- Data lines
· · · ·

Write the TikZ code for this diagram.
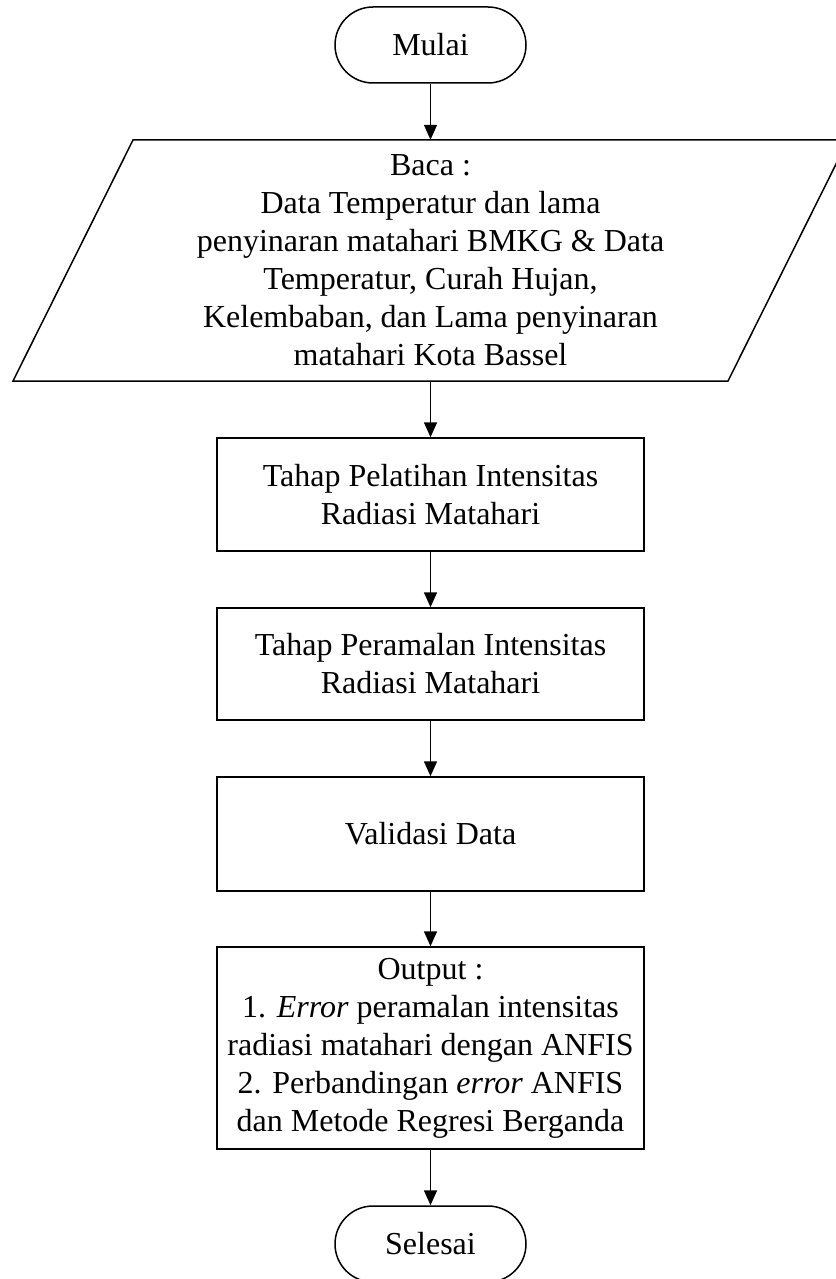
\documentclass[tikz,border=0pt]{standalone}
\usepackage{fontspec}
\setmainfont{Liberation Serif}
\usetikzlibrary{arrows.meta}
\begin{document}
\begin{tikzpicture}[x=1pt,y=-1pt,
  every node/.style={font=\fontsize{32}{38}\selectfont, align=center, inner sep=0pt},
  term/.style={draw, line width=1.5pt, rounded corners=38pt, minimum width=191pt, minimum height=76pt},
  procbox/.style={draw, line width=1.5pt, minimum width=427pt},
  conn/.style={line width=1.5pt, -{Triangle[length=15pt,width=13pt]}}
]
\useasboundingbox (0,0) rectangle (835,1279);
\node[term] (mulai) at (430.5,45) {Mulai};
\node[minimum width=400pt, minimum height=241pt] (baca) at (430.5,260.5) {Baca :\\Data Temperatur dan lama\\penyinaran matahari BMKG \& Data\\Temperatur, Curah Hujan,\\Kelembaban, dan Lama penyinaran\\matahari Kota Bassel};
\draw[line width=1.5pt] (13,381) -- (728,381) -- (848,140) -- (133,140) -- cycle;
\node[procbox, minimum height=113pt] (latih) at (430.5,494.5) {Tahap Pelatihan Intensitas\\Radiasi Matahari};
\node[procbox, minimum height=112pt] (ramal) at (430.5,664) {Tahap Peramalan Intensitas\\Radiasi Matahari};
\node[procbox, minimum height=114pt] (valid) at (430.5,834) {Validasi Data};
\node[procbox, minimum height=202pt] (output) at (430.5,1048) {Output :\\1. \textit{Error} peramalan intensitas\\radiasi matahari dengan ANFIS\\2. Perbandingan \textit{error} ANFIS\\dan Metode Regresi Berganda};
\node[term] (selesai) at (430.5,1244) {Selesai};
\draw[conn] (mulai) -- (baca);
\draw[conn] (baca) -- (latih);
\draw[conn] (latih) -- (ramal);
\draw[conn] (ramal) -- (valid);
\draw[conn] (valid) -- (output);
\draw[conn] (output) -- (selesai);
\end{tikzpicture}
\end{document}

· · · ·

- Exercise
Copy every line of the data word for word, omitting the images.

- The answer
Write the TikZ code for this diagram.
\documentclass[tikz,border=0pt]{standalone}
\usepackage{fontspec}
\setmainfont{Liberation Serif}
\usetikzlibrary{arrows.meta}
\begin{document}
\begin{tikzpicture}[x=1pt,y=-1pt,
  every node/.style={font=\fontsize{32}{38}\selectfont, align=center, inner sep=0pt},
  term/.style={draw, line width=1.5pt, rounded corners=38pt, minimum width=191pt, minimum height=76pt},
  procbox/.style={draw, line width=1.5pt, minimum width=427pt},
  conn/.style={line width=1.5pt, -{Triangle[length=15pt,width=13pt]}}
]
\useasboundingbox (0,0) rectangle (835,1279);
\node[term] (mulai) at (430.5,45) {Mulai};
\node[minimum width=400pt, minimum height=241pt] (baca) at (430.5,260.5) {Baca :\\Data Temperatur dan lama\\penyinaran matahari BMKG \& Data\\Temperatur, Curah Hujan,\\Kelembaban, dan Lama penyinaran\\matahari Kota Bassel};
\draw[line width=1.5pt] (13,381) -- (728,381) -- (848,140) -- (133,140) -- cycle;
\node[procbox, minimum height=113pt] (latih) at (430.5,494.5) {Tahap Pelatihan Intensitas\\Radiasi Matahari};
\node[procbox, minimum height=112pt] (ramal) at (430.5,664) {Tahap Peramalan Intensitas\\Radiasi Matahari};
\node[procbox, minimum height=114pt] (valid) at (430.5,834) {Validasi Data};
\node[procbox, minimum height=202pt] (output) at (430.5,1048) {Output :\\1. \textit{Error} peramalan intensitas\\radiasi matahari dengan ANFIS\\2. Perbandingan \textit{error} ANFIS\\dan Metode Regresi Berganda};
\node[term] (selesai) at (430.5,1244) {Selesai};
\draw[conn] (mulai) -- (baca);
\draw[conn] (baca) -- (latih);
\draw[conn] (latih) -- (ramal);
\draw[conn] (ramal) -- (valid);
\draw[conn] (valid) -- (output);
\draw[conn] (output) -- (selesai);
\end{tikzpicture}
\end{document}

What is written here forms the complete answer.